# Two-color hitting set

Let $$n,m$$ be a positive integer with $$m\ge 2n$$. In the set $$M=\{1,2,\dots,m\}$$, some elements are black and others are white. Given $$2n$$ nonempty subsets of $$M$$, the task is to determine whether there exists a subset $$T\subseteq M$$ consisting of $$n$$ black and $$n$$ white elements such that each of the $$2n$$ subsets has a nonempty intersection with $$T$$. Can this be done in polynomial time?

Without the color constraint, this is very similar to the hitting set problem. Choosing a subset $$T$$ of size $$2n$$ without the color constraint is easy, by choosing one representative from each of the $$2n$$ subsets and, if the union of these representatives has size less than $$2n$$, fill in with arbitrary remaining elements of $$M$$. But having $$n$$ black and $$n$$ white elements is not always possible, for instance if there are not enough elements of one color.

• It seems unlikely to me that this could be done in polynomial time, because you'd have to be able to answer correctly on instances with, e.g., exactly $n$ white elements that don't appear in any of the subsets, requiring us to hit the $2n$ subsets with exactly $n$ black elements. That doesn't quite reduce it to the fully-general hitting set problem, but it seems close enough to probably still be NP-hard. – Gregory J. Puleo Mar 13 at 14:59

Can this be done in polynomial time?

No, it cannot (unless P equals NP, of course).
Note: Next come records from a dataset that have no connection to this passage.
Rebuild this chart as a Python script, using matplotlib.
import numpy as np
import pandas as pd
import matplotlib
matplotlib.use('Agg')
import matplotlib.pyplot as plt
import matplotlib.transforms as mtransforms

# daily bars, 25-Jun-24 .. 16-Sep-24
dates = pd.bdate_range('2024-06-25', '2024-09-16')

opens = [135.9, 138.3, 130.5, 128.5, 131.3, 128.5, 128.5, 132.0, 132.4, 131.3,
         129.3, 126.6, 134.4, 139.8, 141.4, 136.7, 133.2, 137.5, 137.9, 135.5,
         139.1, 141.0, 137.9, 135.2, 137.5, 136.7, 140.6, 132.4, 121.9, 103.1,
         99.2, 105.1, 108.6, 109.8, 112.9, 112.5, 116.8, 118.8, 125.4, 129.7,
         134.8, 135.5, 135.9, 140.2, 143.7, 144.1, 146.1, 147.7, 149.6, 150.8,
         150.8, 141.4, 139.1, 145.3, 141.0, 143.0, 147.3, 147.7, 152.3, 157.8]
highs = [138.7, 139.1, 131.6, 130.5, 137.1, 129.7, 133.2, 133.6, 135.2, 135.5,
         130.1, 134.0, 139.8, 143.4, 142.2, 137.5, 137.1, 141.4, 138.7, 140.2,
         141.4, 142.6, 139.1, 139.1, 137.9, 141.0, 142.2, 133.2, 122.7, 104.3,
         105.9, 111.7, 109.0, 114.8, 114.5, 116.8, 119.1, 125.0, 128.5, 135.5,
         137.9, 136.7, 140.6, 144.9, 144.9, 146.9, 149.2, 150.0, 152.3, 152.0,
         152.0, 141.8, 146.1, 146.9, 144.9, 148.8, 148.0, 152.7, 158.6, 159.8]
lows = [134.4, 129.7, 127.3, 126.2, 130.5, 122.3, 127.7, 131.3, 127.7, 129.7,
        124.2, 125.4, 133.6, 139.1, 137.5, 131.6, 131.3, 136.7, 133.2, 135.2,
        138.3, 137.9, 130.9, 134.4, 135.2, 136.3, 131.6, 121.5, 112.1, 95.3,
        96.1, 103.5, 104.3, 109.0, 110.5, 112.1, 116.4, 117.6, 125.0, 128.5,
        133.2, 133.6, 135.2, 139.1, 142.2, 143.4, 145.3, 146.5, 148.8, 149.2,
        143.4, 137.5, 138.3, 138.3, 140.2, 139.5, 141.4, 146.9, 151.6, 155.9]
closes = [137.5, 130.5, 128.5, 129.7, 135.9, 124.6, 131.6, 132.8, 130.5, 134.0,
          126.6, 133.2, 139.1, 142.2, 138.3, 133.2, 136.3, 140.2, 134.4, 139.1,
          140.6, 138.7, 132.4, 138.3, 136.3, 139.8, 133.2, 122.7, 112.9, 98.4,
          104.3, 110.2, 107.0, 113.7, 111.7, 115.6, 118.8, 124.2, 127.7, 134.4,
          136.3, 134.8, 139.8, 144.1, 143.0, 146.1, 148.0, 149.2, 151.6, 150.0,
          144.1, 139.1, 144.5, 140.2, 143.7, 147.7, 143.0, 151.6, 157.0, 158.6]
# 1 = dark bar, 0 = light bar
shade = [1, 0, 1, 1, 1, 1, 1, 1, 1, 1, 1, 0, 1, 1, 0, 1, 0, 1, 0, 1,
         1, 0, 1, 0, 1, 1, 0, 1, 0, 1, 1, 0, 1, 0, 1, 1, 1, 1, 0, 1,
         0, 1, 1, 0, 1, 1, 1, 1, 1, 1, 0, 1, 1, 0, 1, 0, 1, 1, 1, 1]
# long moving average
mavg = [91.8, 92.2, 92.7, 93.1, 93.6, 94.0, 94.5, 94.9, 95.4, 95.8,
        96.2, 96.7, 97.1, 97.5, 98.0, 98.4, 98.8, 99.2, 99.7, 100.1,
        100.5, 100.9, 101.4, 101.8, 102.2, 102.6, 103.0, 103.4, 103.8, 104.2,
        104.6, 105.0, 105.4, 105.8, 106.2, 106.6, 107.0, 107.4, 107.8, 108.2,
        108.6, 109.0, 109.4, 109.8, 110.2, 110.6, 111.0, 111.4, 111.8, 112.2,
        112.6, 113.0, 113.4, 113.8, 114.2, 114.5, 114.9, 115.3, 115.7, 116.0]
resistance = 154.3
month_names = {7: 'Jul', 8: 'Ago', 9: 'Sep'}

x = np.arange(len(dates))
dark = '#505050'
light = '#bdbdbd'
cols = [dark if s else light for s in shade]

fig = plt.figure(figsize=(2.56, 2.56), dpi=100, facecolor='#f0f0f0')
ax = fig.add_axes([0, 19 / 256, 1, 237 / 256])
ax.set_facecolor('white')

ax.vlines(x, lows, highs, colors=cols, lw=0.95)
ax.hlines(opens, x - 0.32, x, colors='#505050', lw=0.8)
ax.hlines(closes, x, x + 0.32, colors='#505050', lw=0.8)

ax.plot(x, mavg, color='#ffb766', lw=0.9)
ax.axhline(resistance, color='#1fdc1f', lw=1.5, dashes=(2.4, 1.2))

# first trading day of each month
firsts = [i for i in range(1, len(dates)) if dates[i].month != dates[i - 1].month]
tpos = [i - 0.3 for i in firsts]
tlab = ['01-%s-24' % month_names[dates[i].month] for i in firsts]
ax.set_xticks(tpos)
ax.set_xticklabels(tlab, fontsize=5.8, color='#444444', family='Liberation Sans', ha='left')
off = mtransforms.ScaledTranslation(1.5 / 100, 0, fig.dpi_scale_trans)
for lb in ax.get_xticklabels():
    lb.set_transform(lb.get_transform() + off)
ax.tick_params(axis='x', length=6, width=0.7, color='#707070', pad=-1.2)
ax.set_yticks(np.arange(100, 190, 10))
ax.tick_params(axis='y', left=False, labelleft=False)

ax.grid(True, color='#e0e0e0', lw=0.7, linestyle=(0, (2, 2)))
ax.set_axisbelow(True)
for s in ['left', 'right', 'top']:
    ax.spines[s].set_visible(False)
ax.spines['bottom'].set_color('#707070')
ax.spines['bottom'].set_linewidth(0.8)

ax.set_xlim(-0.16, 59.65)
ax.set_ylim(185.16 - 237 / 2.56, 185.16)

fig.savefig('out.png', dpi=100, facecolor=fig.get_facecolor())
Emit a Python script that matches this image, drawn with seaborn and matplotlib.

Consider the case where all the $$2n$$ sets only contain elements that are colored (say) black. Finding a "white-black hitting set" with $$n$$ pairs is now exactly the same as finding a regular hitting set with n elements. A reduction from Hitting Set

Find a set of at most $$k$$ elements that hits all sets in the collection $$\mathcal{C}$$, where $$\mathcal{C} = r$$

Find a set of $$n$$ pairs of white and black elements that hits all sets in the collection $$\mathcal{C}$$, where $$|\mathcal{C}| = 2n$$
follows easily. The only extra thing to take care of is if $$2k < r$$ (just add $$r-2k$$ black elements to $$M$$ and make each one a singleton set, now $$n = r-k$$), or if $$2k > r$$ (just take some arbitrary set $$C\in \mathcal{C}$$, add $$2k-r$$ extra elements to $$M$$ and, for each one make a set containing the union of it and $$C$$).